Stinnett não ignora as dimensões morais da estratégia de Roosevelt. Como aqueles que sabiam que o ataque estava para acontecer justificariam o sacrifício de três mil vidas americanas? Um comentário de arrepiar os cabelos feito pelo Tenente-Comandante Joseph J. Rochefort, comandante da Estação HYPO em Pearl Harbor, dá a resposta. Em uma avaliação no pós-guerra do ataque realizado a um historiador naval, ele lembrou que Pearl Harbor “foi um preço muito baixo a pagar pela unificação do país.” Então é isso. Fraude maciça, mentiras, o sacrifício de carreiras militares, a traição de amigos e colegas oficiais, e a morte de milhares de soldados americanos – tudo justificado para incitar um povo pacífico à guerra. O próprio Stinnett está longe de ser contra à estratégia de Roosevelt. Ele concorda com os intervencionistas do pré-guerra que a América precisava ir à guerra contra as potências do Eixo. De acordo com Stinnett, Roosevelt e seus conselheiros “enfrentaram um dilema terrível”. O público em sua maioria se opunha à entrada na guerra e em uma democracia o povo supostamente manda. Mesmo assim, Roosevelt acreditava que esta guerra era necessária e justa. O que fazer? No final, eles decidiram que “algo tinha que ser feito para parar um mal maior.”

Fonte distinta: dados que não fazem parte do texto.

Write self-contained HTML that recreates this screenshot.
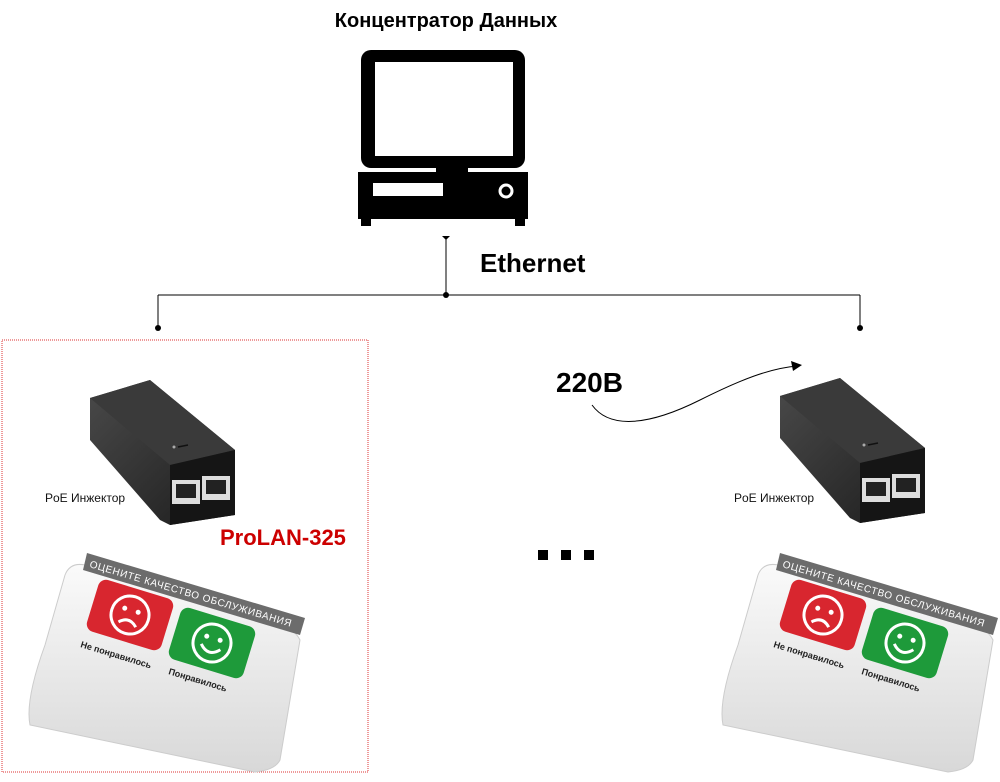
<!DOCTYPE html>
<html><head><meta charset="utf-8"><style>
body{margin:0;background:#fff;width:1000px;height:782px;overflow:hidden}
svg{display:block}
text{font-family:"Liberation Sans",sans-serif}
</style></head><body>
<svg width="1000" height="782" viewBox="0 0 1000 782">
<defs>
<linearGradient id="inj" x1="0" y1="0" x2="1" y2="1"><stop offset="0" stop-color="#4a4a4a"/><stop offset="1" stop-color="#1c1c1c"/></linearGradient>
<linearGradient id="dev" x1="0" y1="0" x2="0" y2="1"><stop offset="0" stop-color="#fafafa"/><stop offset="1" stop-color="#d8d8d8"/></linearGradient>
<g id="injector">
 <polygon points="0,18 60,0 145,70 145,135 80,145 70,140 0,60" fill="url(#inj)"/>
 <polygon points="60,0 145,70 80,85 0,18" fill="#3a3a3a"/>
 <polygon points="80,85 145,70 145,135 80,145" fill="#151515"/>
 <rect x="82" y="100" width="28" height="24" fill="#ddd"/><rect x="112" y="96" width="28" height="24" fill="#ddd"/>
 <rect x="86" y="104" width="20" height="14" fill="#222"/><rect x="116" y="100" width="20" height="14" fill="#222"/>
 <circle cx="84" cy="67" r="1.5" fill="#aaa"/>
 <line x1="88" y1="67" x2="98" y2="65" stroke="#111" stroke-width="1.5"/>
</g>
<g id="device">
 <path d="M20,95 Q0,150 5,175 L230,222 Q250,220 255,210 L275,90 Q270,80 260,78 L60,15 Q45,12 40,25 Z" fill="url(#dev)" stroke="#ccc"/>
 <polygon points="62,3 280,68 275,85 58,20" fill="#6c6c6c"/>
 <text x="64" y="17" font-size="10" fill="#fff" textLength="210" transform="rotate(16.5 64 17)">ОЦЕНИТЕ КАЧЕСТВО ОБСЛУЖИВАНИЯ</text>
 <g transform="rotate(17 105 65)"><rect x="66" y="38" width="78" height="54" rx="8" fill="#d8262f"/><circle cx="105" cy="65" r="19" fill="none" stroke="#fff" stroke-width="3"/><circle cx="98" cy="60" r="2.5" fill="#fff"/><circle cx="112" cy="60" r="2.5" fill="#fff"/><path d="M96,75 Q105,66 114,75" fill="none" stroke="#fff" stroke-width="3"/></g>
 <g transform="rotate(17 187 93)"><rect x="148" y="66" width="78" height="54" rx="8" fill="#1e9a3a"/><circle cx="187" cy="93" r="19" fill="none" stroke="#fff" stroke-width="3"/><circle cx="180" cy="88" r="2.5" fill="#fff"/><circle cx="194" cy="88" r="2.5" fill="#fff"/><path d="M177,97 Q187,108 197,97" fill="none" stroke="#fff" stroke-width="3"/></g>
 <text x="55" y="97" font-size="9" font-weight="bold" fill="#222" transform="rotate(17 55 97)">Не понравилось</text>
 <text x="143" y="124" font-size="9" font-weight="bold" fill="#222" transform="rotate(17 143 124)">Понравилось</text>
</g>
</defs>
<text x="446" y="27" font-size="20" font-weight="bold" text-anchor="middle" fill="#000">Концентратор Данных</text>
<rect x="361" y="50" width="164" height="118" rx="10" fill="#000"/>
<rect x="375" y="62" width="138" height="94" fill="#fff"/>
<rect x="436" y="166" width="32" height="8" fill="#000"/>
<rect x="358" y="172" width="170" height="47" fill="#000"/>
<rect x="361" y="217" width="10" height="9" fill="#000"/><rect x="515" y="217" width="10" height="9" fill="#000"/>
<rect x="373" y="183" width="70" height="13" fill="#fff"/>
<circle cx="506" cy="191" r="6" fill="none" stroke="#fff" stroke-width="3"/>
<g stroke="#000" stroke-width="1" fill="none">
<line x1="446" y1="236" x2="446" y2="295"/><line x1="158" y1="295" x2="860" y2="295"/>
<line x1="158" y1="295" x2="158" y2="328"/><line x1="860" y1="295" x2="860" y2="328"/>
<path d="M592,405 C610,430 650,425 700,400 C740,380 770,368 798,366"/>
</g>
<circle cx="446" cy="295" r="3"/><circle cx="158" cy="328" r="3"/><circle cx="860" cy="328" r="3"/>
<polygon points="442,236 450,236 446,240"/>
<polygon points="802,365 791,361 793,371"/>
<text x="480" y="272" font-size="26" font-weight="bold">Ethernet</text>
<text x="556" y="392" font-size="28" font-weight="bold">220В</text>
<rect x="538" y="550" width="10" height="10"/><rect x="561" y="550" width="10" height="10"/><rect x="584" y="550" width="10" height="10"/>
<rect x="2" y="340" width="366" height="432" fill="none" stroke="#d33" stroke-dasharray="1,1"/>
<use href="#injector" x="90" y="380"/>
<use href="#injector" x="780" y="378"/>
<text x="45" y="502" font-size="12" fill="#111">PoE Инжектор</text>
<text x="734" y="502" font-size="12" fill="#111">PoE Инжектор</text>
<text x="220" y="545" font-size="22" font-weight="bold" fill="#c00">ProLAN-325</text>
<use href="#device" x="25" y="550"/>
<use href="#device" x="718" y="550"/>
</svg>
</body></html>
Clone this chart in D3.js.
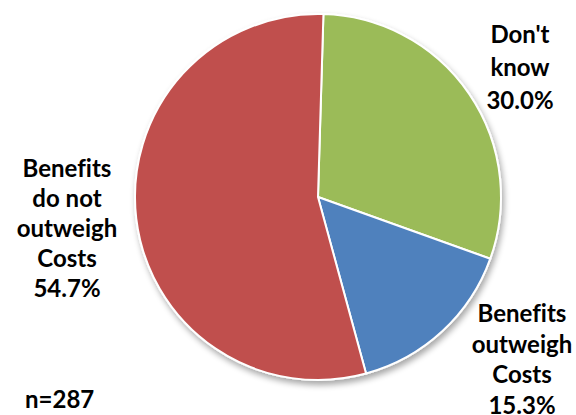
<!DOCTYPE html>
<html>
<head>
<meta charset="utf-8">
<script src="https://cdn.jsdelivr.net/npm/d3@7"></script>
<style>
  html, body { margin: 0; padding: 0; background: #fff; }
  svg { display: block; }
  text { font-family: Lato, "Open Sans", sans-serif; font-weight: bold; fill: #000;
         font-variant-ligatures: none; font-feature-settings: "liga" 0; }
</style>
</head>
<body>
<svg id="chart" width="576" height="415"></svg>
<script>
// Survey responses (share of respondents, %)
const categories = ["Don't know", "Benefits outweigh Costs", "Benefits do not outweigh Costs"];
const values = [30.0, 15.3, 54.7];
const colors = ["#9BBB59", "#4F81BD", "#C0504D"];
// Label text, one line per entry
const labelLines = [
  ["Don't", "know"],
  ["Benefits", "outweigh", "Costs"],
  ["Benefits", "do not", "outweigh", "Costs"]
];
const sampleNote = "n=287";

// Layout
const W = 576, H = 415;
const cx = 318, cy = 197, R = 183;
const startAngle = 1.7 * Math.PI / 180;
const labelLayout = [
  { x: 520, y: 43, step: 33 },
  { x: 522, y: 322, step: 30.7 },
  { x: 67, y: 177, step: 30 }
];

const svg = d3.select("#chart");

const defs = svg.append("defs");
const shadow = defs.append("filter").attr("id", "pieShadow")
  .attr("x", "-20%").attr("y", "-20%").attr("width", "140%").attr("height", "140%");
shadow.append("feGaussianBlur").attr("in", "SourceAlpha").attr("stdDeviation", 3).attr("result", "b");
shadow.append("feOffset").attr("in", "b").attr("dx", 2).attr("dy", 4).attr("result", "o");
shadow.append("feComponentTransfer").attr("in", "o").attr("result", "s")
  .append("feFuncA").attr("type", "linear").attr("slope", 0.35);
const merge = shadow.append("feMerge");
merge.append("feMergeNode").attr("in", "s");
merge.append("feMergeNode").attr("in", "SourceGraphic");

const pie = d3.pie().sort(null).value(d => d)
  .startAngle(startAngle).endAngle(startAngle + 2 * Math.PI);
const arcs = pie(values);
const arc = d3.arc().innerRadius(0).outerRadius(R);

const g = svg.append("g").attr("transform", `translate(${cx},${cy})`);
g.append("g").attr("filter", "url(#pieShadow)")
  .selectAll("path").data(arcs).join("path")
  .attr("d", arc)
  .attr("fill", (d, i) => colors[i])
  .attr("stroke", "#fff")
  .attr("stroke-width", 2)
  .attr("stroke-linejoin", "round");

const fmt = d3.format(".1f");
labelLayout.forEach((L, i) => {
  const lines = labelLines[i].concat([fmt(values[i]) + "%"]);
  const t = svg.append("text").attr("text-anchor", "middle").attr("font-size", 24);
  lines.forEach((s, k) => {
    t.append("tspan").attr("x", L.x).attr("y", L.y + k * L.step).text(s);
  });
});

svg.append("text").attr("x", 25).attr("y", 408).attr("font-size", 24).text(sampleNote);
</script>
</body>
</html>
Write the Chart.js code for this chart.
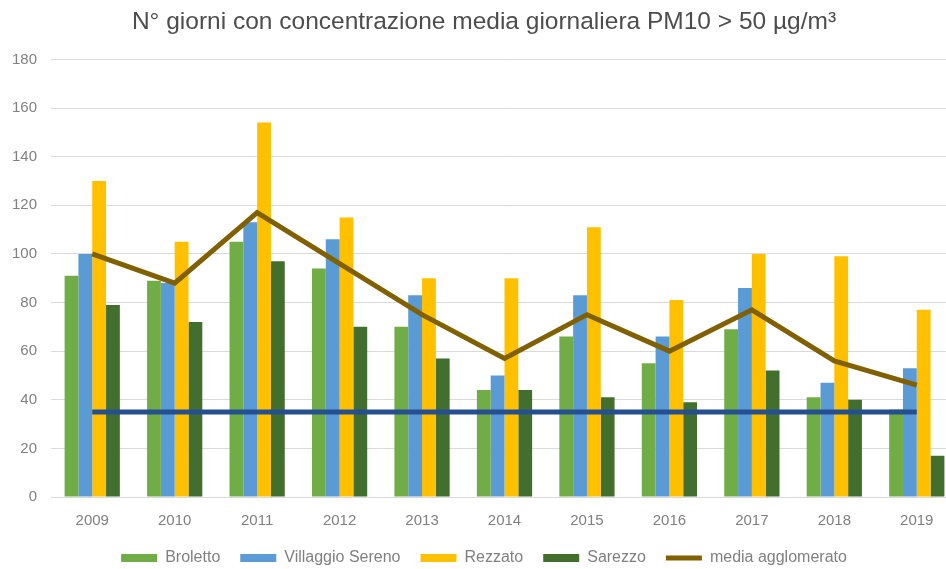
<!DOCTYPE html>
<html>
<head>
<meta charset="utf-8">
<script src="https://cdn.jsdelivr.net/npm/chart.js@4/dist/chart.umd.min.js"></script>
<style>
  html, body { margin: 0; padding: 0; background: #fff; overflow: hidden; }
</style>
</head>
<body>
<canvas id="pm10-chart" width="960" height="576"></canvas>
<script>
// dati
const anni = ['2009', '2010', '2011', '2012', '2013', '2014', '2015', '2016', '2017', '2018', '2019'];
const broletto = [91, 89, 105, 94, 70, 44, 66, 55, 69, 41, 36];
const villaggioSereno = [100, 88, 113, 106, 83, 50, 83, 66, 86, 47, 53];
const rezzato = [130, 105, 154, 115, 90, 90, 111, 81, 100, 99, 77];
const sarezzo = [79, 72, 97, 70, 57, 44, 41, 39, 52, 40, 17];
const mediaAgglomerato = [100, 88, 117, 96, 75, 57, 75, 60, 77, 56, 46];
const limite = [35, 35, 35, 35, 35, 35, 35, 35, 35, 35, 35];
const yTicks = [0, 20, 40, 60, 80, 100, 120, 140, 160, 180];

const grigio = '#808080';
const font = 'Liberation Sans';

const ctx = document.getElementById('pm10-chart').getContext('2d');
const chart = new Chart(ctx, {
  type: 'bar',
  data: {
    labels: anni,
    datasets: [
      { label: 'Broletto', data: broletto, backgroundColor: '#70ad47', order: 2 },
      { label: 'Villaggio Sereno', data: villaggioSereno, backgroundColor: '#5b9bd5', order: 2 },
      { label: 'Rezzato', data: rezzato, backgroundColor: '#ffc000', order: 2 },
      { label: 'Sarezzo', data: sarezzo, backgroundColor: '#436f2e', order: 2 },
      {
        type: 'line', label: 'media agglomerato', data: mediaAgglomerato,
        borderColor: '#806000', backgroundColor: '#806000', borderWidth: 5,
        pointRadius: 0, tension: 0, order: 1
      },
      {
        type: 'line', label: 'limite', data: limite,
        borderColor: '#264f8f', backgroundColor: '#264f8f', borderWidth: 5,
        pointRadius: 0, tension: 0, order: 0
      }
    ]
  },
  options: {
    responsive: false,
    animation: false,
    devicePixelRatio: 1,
    layout: { padding: { left: 10, right: 2, top: 0, bottom: 0 } },
    datasets: {
      bar: { barPercentage: 1, categoryPercentage: 0.67 }
    },
    scales: {
      x: {
        grid: { display: false },
        border: { display: false },
        // mirror + padding negativo: etichette sotto l'asse senza clip nel box ridotto
        ticks: { color: grigio, font: { family: font, size: 15 }, padding: -33, maxRotation: 0, mirror: true },
        afterFit(scale) { scale.height = 33; }
      },
      y: {
        min: 0,
        max: 180,
        afterBuildTicks(scale) { scale.ticks = yTicks.map(v => ({ value: v })); },
        grid: { color: '#d9d9d9', lineWidth: 1, drawTicks: false },
        border: { display: false },
        ticks: { color: grigio, font: { family: font, size: 15 }, padding: 14 },
        afterFit(scale) { scale.width = 41; }
      }
    },
    plugins: {
      title: {
        display: true,
        text: 'N° giorni con concentrazione media giornaliera PM10 > 50 µg/m³',
        color: '#4d4d4d',
        font: { family: font, size: 24.5, weight: 'normal' },
        padding: { top: 8, bottom: 22 }
      },
      legend: {
        position: 'bottom',
        labels: {
          color: grigio,
          font: { family: font, size: 16 },
          usePointStyle: true,
          pointStyleWidth: 36,
          boxWidth: 36,
          boxHeight: 8,
          padding: 20,
          filter: item => item.text !== 'limite',
          sort: (a, b) => a.datasetIndex - b.datasetIndex,
          generateLabels(c) {
            const items = Chart.defaults.plugins.legend.labels.generateLabels(c);
            items.forEach(it => {
              it.pointStyle = c.data.datasets[it.datasetIndex].type === 'line' ? 'line' : 'rect';
            });
            return items;
          }
        }
      },
      tooltip: { enabled: false }
    }
  }
});
</script>
</body>
</html>
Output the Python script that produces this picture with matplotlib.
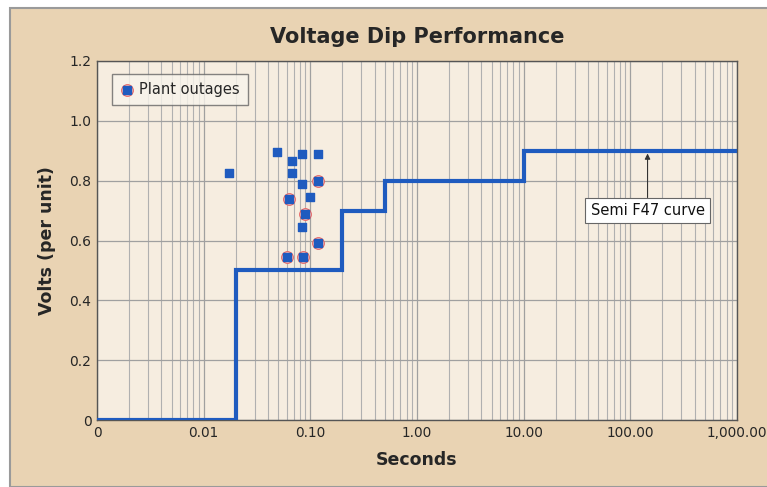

Aqui temos outro exemplo de americanos fazendo uso da doutrina que os fins justificam os meios. Os americanos são rápidos em negar a legitimidade ética desta doutrina quando ela é apresentada a eles como uma proposta nua, ainda que não exista nenhuma doutrina que eles se voltam mais rapidamente para justificar práticas moralmente questionáveis. Aqueles que defendem o holocausto nuclear de Hiroshima e Nagasaki argumentam como sua primeira linha de defesa que ele foi moralmente justificado porque salvou vidas americanas? E não podemos esperar para ouvir no futuro próximo daqueles que não podem mais negar a verdade, “A duplicidade de Roosevelt foi justificada porque era necessário parar Hitler.” A resposta cristã a esta questão foi feita por paulo dois mil anos atrás: “E por que não dizer ‘Façamos o mal que o bem virá’? - como somos blasfemados e como alguns dizem que dizemos. Sua condenação é justa.” (Romanos 3:8 Novo Testamento)


Nota:

[1] Ambrose (1936 – 2002) era historiador na Universidade de Nova Orleans e é conhecido por seus relatos patrióticos em Band of Brothers, Soldados Cidadãos, O Dia-D e outros trabalhos. Como biógrafo do ex-presidente Dwight Eisenhower, se opôs veementemente ao envolvimento deste com o extermínio de prisioneiros alemães após a guerra em campos sem quaisquer condições sanitárias. Ambrose, no entanto, “não é flor que se cheire” e esteve envolvido em casos de plágio, falsificação e erros históricos grosseiros.